_The problem_
Extract the lines of the material below, beginning with the first and ending with the line that holds "25000000, 25500000, 26000000, 26500000, 27000000, 27500000];". Skip every picture.
--- BEGIN Data supplied ---
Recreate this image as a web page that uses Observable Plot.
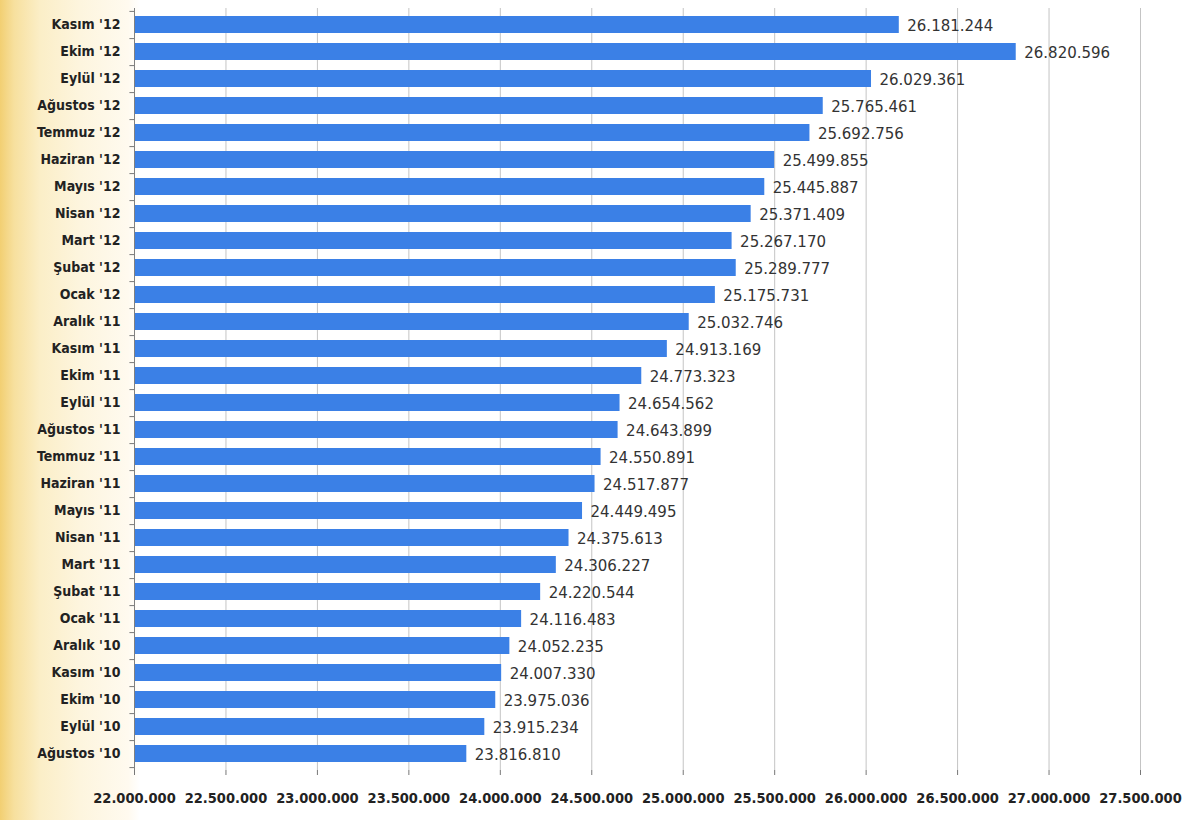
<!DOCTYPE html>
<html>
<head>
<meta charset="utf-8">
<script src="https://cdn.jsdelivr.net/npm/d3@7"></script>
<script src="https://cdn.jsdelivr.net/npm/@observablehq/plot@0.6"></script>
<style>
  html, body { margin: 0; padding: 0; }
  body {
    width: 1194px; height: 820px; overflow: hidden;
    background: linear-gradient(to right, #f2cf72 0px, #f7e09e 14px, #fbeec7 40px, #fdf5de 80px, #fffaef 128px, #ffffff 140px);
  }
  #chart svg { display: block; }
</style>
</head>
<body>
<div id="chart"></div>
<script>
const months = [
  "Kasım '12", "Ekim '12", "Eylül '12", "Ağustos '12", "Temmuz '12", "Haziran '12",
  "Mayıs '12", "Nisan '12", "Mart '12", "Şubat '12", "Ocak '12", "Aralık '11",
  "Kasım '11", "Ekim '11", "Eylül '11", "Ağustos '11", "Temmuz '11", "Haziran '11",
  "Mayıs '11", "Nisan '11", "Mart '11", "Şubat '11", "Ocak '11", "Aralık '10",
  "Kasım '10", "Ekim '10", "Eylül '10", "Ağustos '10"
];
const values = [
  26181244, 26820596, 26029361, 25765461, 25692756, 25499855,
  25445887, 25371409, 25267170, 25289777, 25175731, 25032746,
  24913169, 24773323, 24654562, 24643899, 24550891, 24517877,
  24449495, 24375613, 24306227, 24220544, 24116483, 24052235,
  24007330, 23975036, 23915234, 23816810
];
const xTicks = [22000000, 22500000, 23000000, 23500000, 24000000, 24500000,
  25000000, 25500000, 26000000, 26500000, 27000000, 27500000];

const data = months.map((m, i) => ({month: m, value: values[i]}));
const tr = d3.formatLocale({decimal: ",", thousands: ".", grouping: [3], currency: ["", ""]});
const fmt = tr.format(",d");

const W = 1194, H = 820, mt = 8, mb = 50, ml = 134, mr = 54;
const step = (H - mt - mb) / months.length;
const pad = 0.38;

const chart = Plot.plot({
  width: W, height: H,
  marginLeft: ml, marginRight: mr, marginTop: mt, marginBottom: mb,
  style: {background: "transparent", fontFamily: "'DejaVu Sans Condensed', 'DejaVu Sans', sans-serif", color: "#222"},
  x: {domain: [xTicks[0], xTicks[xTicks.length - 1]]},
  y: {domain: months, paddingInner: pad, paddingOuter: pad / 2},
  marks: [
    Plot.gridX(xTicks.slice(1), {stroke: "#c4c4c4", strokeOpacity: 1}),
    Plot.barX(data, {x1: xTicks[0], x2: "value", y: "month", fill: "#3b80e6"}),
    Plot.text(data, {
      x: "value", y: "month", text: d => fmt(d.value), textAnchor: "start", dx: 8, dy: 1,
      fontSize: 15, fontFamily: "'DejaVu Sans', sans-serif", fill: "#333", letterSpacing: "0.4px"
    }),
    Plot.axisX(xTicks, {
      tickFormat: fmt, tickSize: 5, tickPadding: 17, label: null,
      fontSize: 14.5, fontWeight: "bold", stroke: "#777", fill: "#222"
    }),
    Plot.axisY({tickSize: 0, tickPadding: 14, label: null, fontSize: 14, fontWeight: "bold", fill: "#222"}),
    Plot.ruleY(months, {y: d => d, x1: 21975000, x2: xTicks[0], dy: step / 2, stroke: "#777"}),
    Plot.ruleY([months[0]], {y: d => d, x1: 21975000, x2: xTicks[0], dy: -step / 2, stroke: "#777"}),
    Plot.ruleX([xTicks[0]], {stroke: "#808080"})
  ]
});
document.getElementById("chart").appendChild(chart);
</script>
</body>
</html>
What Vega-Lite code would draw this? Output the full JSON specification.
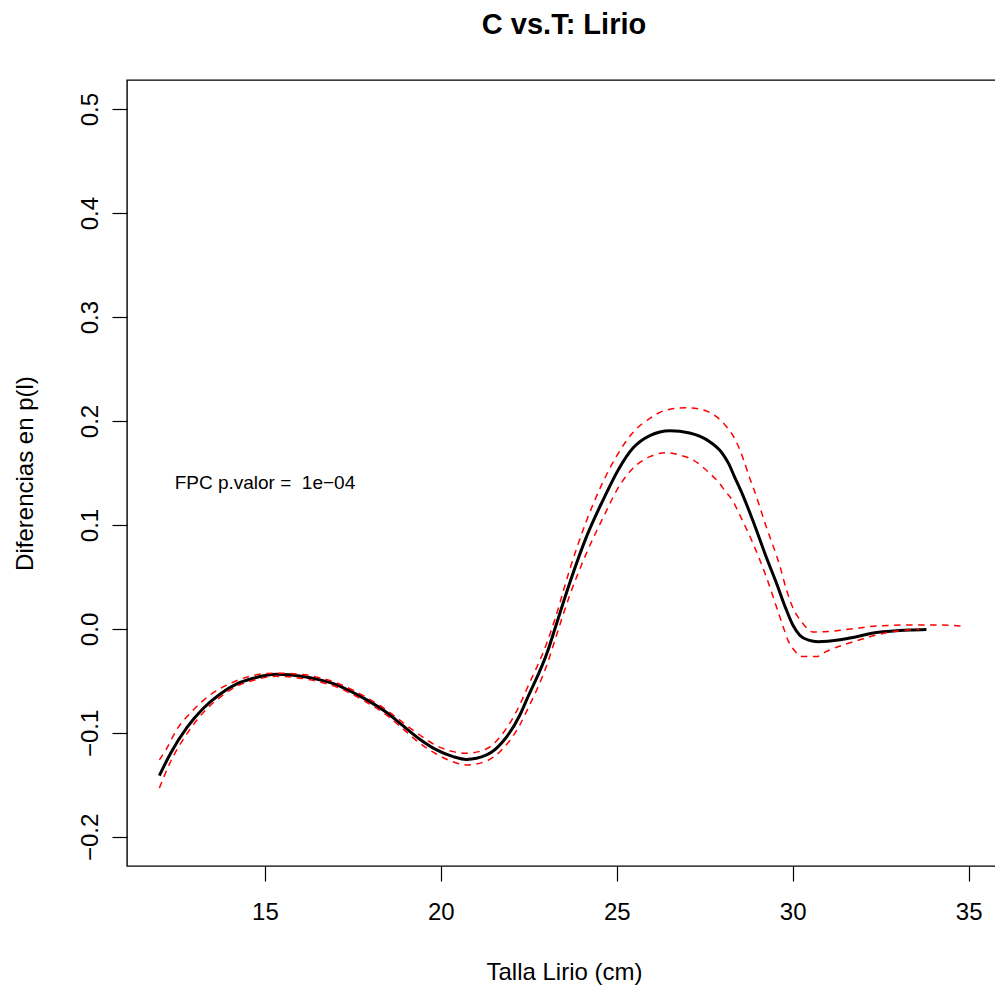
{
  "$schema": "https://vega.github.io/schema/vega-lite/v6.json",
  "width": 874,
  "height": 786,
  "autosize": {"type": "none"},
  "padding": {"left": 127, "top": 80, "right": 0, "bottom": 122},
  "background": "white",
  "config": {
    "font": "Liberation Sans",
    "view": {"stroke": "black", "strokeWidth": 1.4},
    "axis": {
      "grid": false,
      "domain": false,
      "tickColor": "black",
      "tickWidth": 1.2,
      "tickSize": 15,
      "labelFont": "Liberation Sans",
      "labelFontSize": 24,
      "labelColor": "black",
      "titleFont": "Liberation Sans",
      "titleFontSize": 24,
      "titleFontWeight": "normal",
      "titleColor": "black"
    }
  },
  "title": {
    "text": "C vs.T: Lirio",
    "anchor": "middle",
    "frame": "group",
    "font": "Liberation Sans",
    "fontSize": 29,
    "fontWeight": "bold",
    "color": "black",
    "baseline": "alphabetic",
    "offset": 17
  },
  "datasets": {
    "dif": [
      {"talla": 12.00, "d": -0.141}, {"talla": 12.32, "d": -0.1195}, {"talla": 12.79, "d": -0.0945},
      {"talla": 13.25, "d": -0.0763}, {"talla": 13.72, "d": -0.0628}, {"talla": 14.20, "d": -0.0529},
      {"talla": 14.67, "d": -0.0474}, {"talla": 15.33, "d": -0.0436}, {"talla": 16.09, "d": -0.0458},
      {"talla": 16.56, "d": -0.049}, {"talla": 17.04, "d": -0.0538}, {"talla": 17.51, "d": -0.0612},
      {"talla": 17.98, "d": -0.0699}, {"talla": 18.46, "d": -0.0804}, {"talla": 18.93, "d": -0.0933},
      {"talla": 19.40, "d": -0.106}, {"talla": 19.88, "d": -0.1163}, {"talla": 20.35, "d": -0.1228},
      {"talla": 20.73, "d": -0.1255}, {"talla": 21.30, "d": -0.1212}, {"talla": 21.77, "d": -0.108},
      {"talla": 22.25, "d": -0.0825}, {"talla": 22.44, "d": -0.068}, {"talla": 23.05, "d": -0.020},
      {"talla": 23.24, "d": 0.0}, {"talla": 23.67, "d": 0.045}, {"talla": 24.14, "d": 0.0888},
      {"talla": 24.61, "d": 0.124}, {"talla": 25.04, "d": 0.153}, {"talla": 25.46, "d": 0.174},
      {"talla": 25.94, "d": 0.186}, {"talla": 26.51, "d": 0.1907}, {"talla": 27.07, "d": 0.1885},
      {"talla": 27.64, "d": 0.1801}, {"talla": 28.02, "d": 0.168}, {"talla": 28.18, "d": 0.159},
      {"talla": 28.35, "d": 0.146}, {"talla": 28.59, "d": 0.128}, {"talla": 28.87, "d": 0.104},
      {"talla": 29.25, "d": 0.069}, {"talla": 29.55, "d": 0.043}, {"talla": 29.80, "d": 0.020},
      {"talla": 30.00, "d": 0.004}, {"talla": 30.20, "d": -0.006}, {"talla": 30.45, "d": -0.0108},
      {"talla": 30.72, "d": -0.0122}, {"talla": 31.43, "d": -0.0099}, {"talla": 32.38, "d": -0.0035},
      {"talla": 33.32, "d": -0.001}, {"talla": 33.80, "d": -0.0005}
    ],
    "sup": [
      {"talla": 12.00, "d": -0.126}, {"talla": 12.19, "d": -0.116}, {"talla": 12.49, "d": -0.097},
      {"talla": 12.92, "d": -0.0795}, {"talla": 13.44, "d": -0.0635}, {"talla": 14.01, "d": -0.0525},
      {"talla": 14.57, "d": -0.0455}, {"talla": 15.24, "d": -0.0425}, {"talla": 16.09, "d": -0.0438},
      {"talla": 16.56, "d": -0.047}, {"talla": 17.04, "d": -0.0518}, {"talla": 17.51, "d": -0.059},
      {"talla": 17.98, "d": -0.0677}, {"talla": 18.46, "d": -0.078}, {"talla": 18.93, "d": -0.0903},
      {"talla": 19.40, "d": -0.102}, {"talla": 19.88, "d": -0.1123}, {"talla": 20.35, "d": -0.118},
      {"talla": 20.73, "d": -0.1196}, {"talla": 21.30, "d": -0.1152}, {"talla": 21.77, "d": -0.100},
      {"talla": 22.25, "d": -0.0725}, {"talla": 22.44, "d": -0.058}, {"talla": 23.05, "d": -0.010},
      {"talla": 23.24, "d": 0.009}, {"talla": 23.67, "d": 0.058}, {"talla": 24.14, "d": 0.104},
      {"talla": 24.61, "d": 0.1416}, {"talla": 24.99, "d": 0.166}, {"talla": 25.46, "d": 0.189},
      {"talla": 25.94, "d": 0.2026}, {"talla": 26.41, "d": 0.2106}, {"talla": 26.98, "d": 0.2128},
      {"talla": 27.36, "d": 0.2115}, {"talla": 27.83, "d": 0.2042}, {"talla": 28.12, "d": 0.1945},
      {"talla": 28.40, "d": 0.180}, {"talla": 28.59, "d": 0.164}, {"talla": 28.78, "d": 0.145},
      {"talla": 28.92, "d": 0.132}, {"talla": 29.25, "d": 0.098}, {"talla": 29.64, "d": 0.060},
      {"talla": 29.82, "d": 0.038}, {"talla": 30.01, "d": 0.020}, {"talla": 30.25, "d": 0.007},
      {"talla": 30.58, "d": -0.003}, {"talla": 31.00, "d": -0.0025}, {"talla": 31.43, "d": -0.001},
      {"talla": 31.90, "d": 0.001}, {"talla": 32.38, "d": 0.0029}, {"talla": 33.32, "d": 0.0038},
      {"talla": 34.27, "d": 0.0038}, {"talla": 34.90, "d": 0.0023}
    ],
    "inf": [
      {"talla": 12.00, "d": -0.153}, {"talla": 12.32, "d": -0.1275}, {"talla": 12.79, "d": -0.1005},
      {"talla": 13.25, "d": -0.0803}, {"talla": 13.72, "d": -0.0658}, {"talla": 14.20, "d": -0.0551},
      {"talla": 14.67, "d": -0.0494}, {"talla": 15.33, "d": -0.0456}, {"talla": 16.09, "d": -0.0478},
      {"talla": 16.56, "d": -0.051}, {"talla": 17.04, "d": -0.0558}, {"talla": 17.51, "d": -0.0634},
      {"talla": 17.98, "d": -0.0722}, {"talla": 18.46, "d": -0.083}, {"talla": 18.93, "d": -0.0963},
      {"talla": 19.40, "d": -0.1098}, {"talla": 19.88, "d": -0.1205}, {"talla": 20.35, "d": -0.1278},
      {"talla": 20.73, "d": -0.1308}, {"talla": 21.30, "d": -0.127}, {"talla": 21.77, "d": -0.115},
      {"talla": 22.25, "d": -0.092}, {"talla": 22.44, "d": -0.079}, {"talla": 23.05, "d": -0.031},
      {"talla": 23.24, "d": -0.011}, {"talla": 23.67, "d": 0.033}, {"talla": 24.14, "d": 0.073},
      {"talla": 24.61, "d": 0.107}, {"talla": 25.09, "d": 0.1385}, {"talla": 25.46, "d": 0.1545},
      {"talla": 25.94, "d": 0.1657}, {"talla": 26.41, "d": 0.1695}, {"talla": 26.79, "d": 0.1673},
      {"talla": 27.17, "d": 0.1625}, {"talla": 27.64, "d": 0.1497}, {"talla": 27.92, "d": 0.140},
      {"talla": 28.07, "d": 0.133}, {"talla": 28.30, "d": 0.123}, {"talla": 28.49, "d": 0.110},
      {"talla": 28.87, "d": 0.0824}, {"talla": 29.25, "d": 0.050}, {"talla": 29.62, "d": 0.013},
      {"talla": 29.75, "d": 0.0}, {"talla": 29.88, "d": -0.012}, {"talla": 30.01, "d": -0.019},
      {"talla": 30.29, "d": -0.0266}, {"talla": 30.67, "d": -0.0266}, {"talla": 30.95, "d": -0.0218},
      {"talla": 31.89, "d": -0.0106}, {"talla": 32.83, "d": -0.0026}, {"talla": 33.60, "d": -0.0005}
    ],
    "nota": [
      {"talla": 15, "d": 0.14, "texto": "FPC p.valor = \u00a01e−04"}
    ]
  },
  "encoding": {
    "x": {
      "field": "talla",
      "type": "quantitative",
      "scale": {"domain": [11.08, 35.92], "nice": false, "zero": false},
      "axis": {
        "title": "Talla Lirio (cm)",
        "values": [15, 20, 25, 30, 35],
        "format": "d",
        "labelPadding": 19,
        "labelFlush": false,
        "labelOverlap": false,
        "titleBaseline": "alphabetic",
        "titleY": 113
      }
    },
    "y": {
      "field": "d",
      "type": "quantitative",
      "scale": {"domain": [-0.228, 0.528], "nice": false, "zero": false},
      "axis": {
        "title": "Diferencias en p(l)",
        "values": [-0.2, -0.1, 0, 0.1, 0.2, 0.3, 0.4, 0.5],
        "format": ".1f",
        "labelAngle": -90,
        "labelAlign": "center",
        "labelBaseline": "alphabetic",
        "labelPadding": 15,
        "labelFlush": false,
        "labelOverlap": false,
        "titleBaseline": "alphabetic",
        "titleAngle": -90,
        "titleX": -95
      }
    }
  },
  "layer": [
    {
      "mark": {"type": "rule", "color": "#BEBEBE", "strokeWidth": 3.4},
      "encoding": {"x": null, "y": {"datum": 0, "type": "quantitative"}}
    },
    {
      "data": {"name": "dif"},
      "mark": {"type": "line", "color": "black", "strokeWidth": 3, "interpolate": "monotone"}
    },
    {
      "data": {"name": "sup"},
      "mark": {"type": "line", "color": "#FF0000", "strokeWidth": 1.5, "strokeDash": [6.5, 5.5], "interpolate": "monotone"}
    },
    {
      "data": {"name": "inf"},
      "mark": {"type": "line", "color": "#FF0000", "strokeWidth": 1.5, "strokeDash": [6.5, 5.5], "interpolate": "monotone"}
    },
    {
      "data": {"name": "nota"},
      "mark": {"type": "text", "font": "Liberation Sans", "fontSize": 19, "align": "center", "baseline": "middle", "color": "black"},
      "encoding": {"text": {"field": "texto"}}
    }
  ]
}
--- END Data supplied ---
_Answer below_
Recreate this image as a web page that uses Observable Plot.
<!DOCTYPE html>
<html>
<head>
<meta charset="utf-8">
<script src="https://cdn.jsdelivr.net/npm/d3@7"></script>
<script src="https://cdn.jsdelivr.net/npm/@observablehq/plot@0.6"></script>
<style>
  html, body { margin: 0; padding: 0; }
  body {
    width: 1194px; height: 820px; overflow: hidden;
    background: linear-gradient(to right, #f2cf72 0px, #f7e09e 14px, #fbeec7 40px, #fdf5de 80px, #fffaef 128px, #ffffff 140px);
  }
  #chart svg { display: block; }
</style>
</head>
<body>
<div id="chart"></div>
<script>
const months = [
  "Kasım '12", "Ekim '12", "Eylül '12", "Ağustos '12", "Temmuz '12", "Haziran '12",
  "Mayıs '12", "Nisan '12", "Mart '12", "Şubat '12", "Ocak '12", "Aralık '11",
  "Kasım '11", "Ekim '11", "Eylül '11", "Ağustos '11", "Temmuz '11", "Haziran '11",
  "Mayıs '11", "Nisan '11", "Mart '11", "Şubat '11", "Ocak '11", "Aralık '10",
  "Kasım '10", "Ekim '10", "Eylül '10", "Ağustos '10"
];
const values = [
  26181244, 26820596, 26029361, 25765461, 25692756, 25499855,
  25445887, 25371409, 25267170, 25289777, 25175731, 25032746,
  24913169, 24773323, 24654562, 24643899, 24550891, 24517877,
  24449495, 24375613, 24306227, 24220544, 24116483, 24052235,
  24007330, 23975036, 23915234, 23816810
];
const xTicks = [22000000, 22500000, 23000000, 23500000, 24000000, 24500000,
  25000000, 25500000, 26000000, 26500000, 27000000, 27500000];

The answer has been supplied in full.